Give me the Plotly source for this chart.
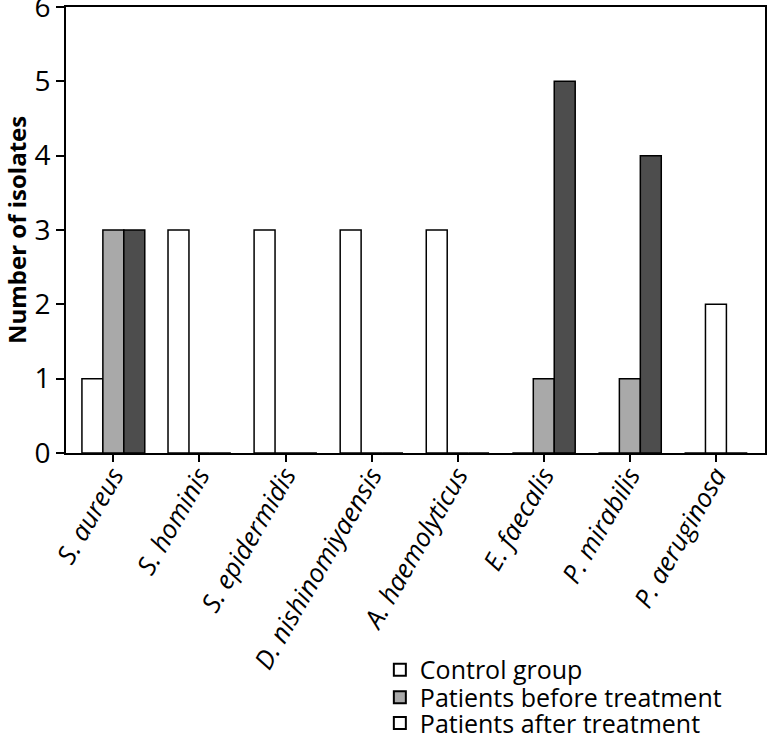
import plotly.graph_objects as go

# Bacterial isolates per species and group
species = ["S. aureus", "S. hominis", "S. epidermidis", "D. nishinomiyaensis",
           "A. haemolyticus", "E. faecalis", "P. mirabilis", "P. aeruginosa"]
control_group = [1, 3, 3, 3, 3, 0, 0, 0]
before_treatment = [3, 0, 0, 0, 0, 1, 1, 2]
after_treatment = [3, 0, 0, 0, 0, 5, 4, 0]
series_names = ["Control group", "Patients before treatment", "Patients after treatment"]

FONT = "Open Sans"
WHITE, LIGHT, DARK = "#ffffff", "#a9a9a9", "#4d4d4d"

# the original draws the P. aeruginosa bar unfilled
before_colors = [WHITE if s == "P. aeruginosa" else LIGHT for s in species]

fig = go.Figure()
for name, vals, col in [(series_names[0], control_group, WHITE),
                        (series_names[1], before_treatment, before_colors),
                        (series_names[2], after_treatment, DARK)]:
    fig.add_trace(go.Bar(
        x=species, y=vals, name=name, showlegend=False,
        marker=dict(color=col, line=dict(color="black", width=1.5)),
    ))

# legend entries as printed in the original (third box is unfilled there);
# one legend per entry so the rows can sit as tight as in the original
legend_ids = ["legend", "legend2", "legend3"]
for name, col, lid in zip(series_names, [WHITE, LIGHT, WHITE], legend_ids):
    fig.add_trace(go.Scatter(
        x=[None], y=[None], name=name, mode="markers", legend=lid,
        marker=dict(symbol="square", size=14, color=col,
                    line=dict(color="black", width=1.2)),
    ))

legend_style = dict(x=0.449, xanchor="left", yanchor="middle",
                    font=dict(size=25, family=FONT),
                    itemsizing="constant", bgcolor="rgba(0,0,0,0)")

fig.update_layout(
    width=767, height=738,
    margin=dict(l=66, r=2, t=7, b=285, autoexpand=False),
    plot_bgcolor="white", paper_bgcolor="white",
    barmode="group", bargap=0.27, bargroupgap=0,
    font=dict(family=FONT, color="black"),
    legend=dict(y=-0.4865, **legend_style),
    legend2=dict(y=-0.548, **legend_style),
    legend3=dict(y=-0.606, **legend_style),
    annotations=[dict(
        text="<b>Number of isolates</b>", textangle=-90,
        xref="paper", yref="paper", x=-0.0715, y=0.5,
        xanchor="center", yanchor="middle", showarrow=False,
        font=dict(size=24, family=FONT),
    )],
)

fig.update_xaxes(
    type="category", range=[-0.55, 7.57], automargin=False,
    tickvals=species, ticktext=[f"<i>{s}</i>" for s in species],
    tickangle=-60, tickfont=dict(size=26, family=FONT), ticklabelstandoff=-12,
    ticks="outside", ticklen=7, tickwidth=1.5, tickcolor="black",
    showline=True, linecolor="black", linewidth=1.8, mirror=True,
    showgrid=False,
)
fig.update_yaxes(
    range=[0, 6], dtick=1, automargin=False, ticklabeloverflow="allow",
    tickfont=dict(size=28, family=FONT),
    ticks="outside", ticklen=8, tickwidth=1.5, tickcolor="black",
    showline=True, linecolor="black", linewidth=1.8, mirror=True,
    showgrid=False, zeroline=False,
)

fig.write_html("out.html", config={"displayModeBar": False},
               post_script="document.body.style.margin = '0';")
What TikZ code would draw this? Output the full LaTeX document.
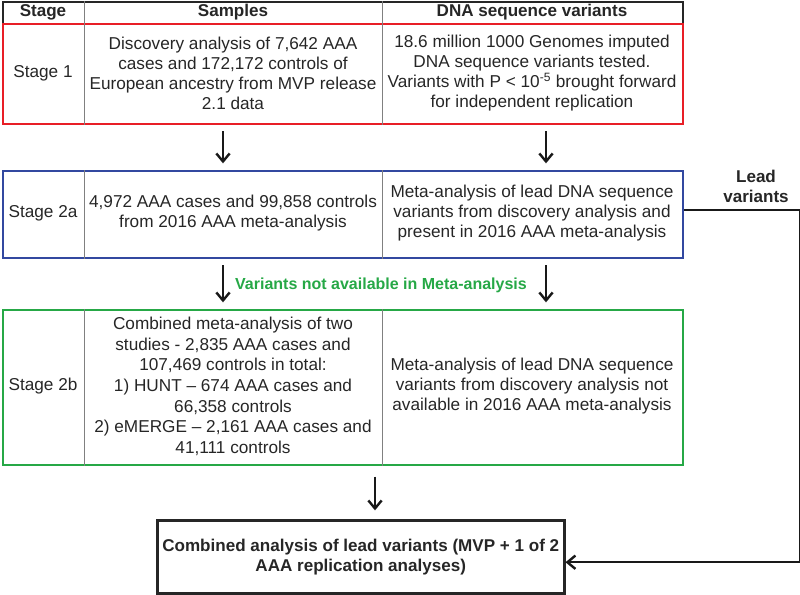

Do this ▸
Give again exactly the lines running from the beginning of the material above through the line that contains "before_colors = [WHITE", and leave out every picture.

The output ▸
Give me the Plotly source for this chart.
import plotly.graph_objects as go

# Bacterial isolates per species and group
species = ["S. aureus", "S. hominis", "S. epidermidis", "D. nishinomiyaensis",
           "A. haemolyticus", "E. faecalis", "P. mirabilis", "P. aeruginosa"]
control_group = [1, 3, 3, 3, 3, 0, 0, 0]
before_treatment = [3, 0, 0, 0, 0, 1, 1, 2]
after_treatment = [3, 0, 0, 0, 0, 5, 4, 0]
series_names = ["Control group", "Patients before treatment", "Patients after treatment"]

FONT = "Open Sans"
WHITE, LIGHT, DARK = "#ffffff", "#a9a9a9", "#4d4d4d"

# the original draws the P. aeruginosa bar unfilled
before_colors = [WHITE if s == "P. aeruginosa" else LIGHT for s in species]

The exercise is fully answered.